President Carter is weighing additional economic steps against Iran in the new few days but is not contemplating military action until after the mid-May "reassessment" of the efforts to free American hostages in Tehran, White House officials said yesterday.

There was specultion, which was not confirmed as of last evening, that Carter may announce the latest economic steps as early as today, when he was tentatively scheduled a news conference.

Presidential press secretary Jody Powell said any new steps would be "meaningful and constructive" rather than merely symbolic, and suggested that the measures were being designed with an eye toward maximizing support by U.S. allies in Europe and Japan.
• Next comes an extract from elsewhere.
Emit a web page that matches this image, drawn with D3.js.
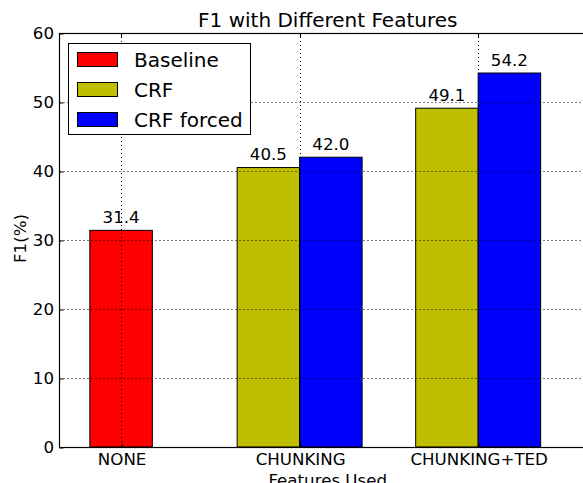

On April 7, Carter went most of the way toward shutting down remaining U.S. commerce with Iran by imposing full-scale sanctions. Among the further steps reported to be under consideration now are banning all imports from Iran and prohibiting U.S. ships from carrying Iranian cargo.

There were some suggestions that an across-the-board embargo on U.S. trade with Iran is under study.

Powell denied a report in The Boston Globe that the United States is prepared to impose a naval blockade on Iran if nonmilitary measures fail to break the hostage stalemate by mid-May. Characterizing the report as "wrong," Powell said that, as of now, "President Carter has not decided on a blockade."

Administration officials have made clear in the last several days that they have set the middle of May as a deadline for a major U.S. reassessment of the Iran crisis.

Late last month, U.S. allies were informed that they might be asked to break off diplomatic relations with Iran by the middle of May if measures did not bring substantial progress toward release of the American hostages.

Secretary of State Cyrus R. Vance is planning to attend the celebration of the 25th anniversary of the Austrian peace treaty in Vienna May 15-16. Soviet Foreign Minister Andrei A. Gromyko is expected to attend the event on May 16, and there are indications that the top U.S. and Soviet diplomats will seize the occasion to discuss the growing strain between the superpowers regarding Iran and the continuing tension over Afghanistan.

Administration officials said, however, that Carter has not yet approved a wide-ranging Vance-Gromyko discussion in Vienna. If a top-level U.S.-Soviet meeting does occur, it will be the first since the taking of the American hostages by Iranian militants last Nov. 4 and the soviet invasion of Afghanistan Dec. 27.

Vance is also expected to discuss the Iranian situation with U.S. allies during his European trip, possibly in the form of a meeting of NATO foreign ministers.

U.S. sources gave some additional detials and assessments yesterday of the reports of a buildup of Soviet military forces in the Transcaucasian military district adjacent to the Soviet-Iran border. The reports, which have circulated in Washington since early this year, were given new prominence by a broadcast interview Monday night with presidential assistant Zbigniew Brzezinski.

Brzezinski's point in citing the reported Soviet activity was to warn Iran that it faces a serious threat from the north, which makes the continued U.S.-Iranian conflict over the hostages dangerous as well as pointless.

State Department spokesman Hodding Carter said the current U.S. analysis of the Soviet activity does not suggest that it is "aimed at the border of Iran."

Carter said the U.S. studies "see no intention" by the Soviets to move into Iran militarily, but he added that the "enchanced capability and level of activity" should be a source of concern to Iran.

Official sources said U.S. intelligence reports indicated a steady though gradual increase in the manning level and readiness of Soviet units in the Iranian border region beginning late last year. A U.S. analysis completed within the past week is said to have note improvements in Soviet air defenses, armored personnel carries and communications capability.

The communications improvements is reported to have attached special attention because the radios involved are not usually given to Sovien units on routine border duty.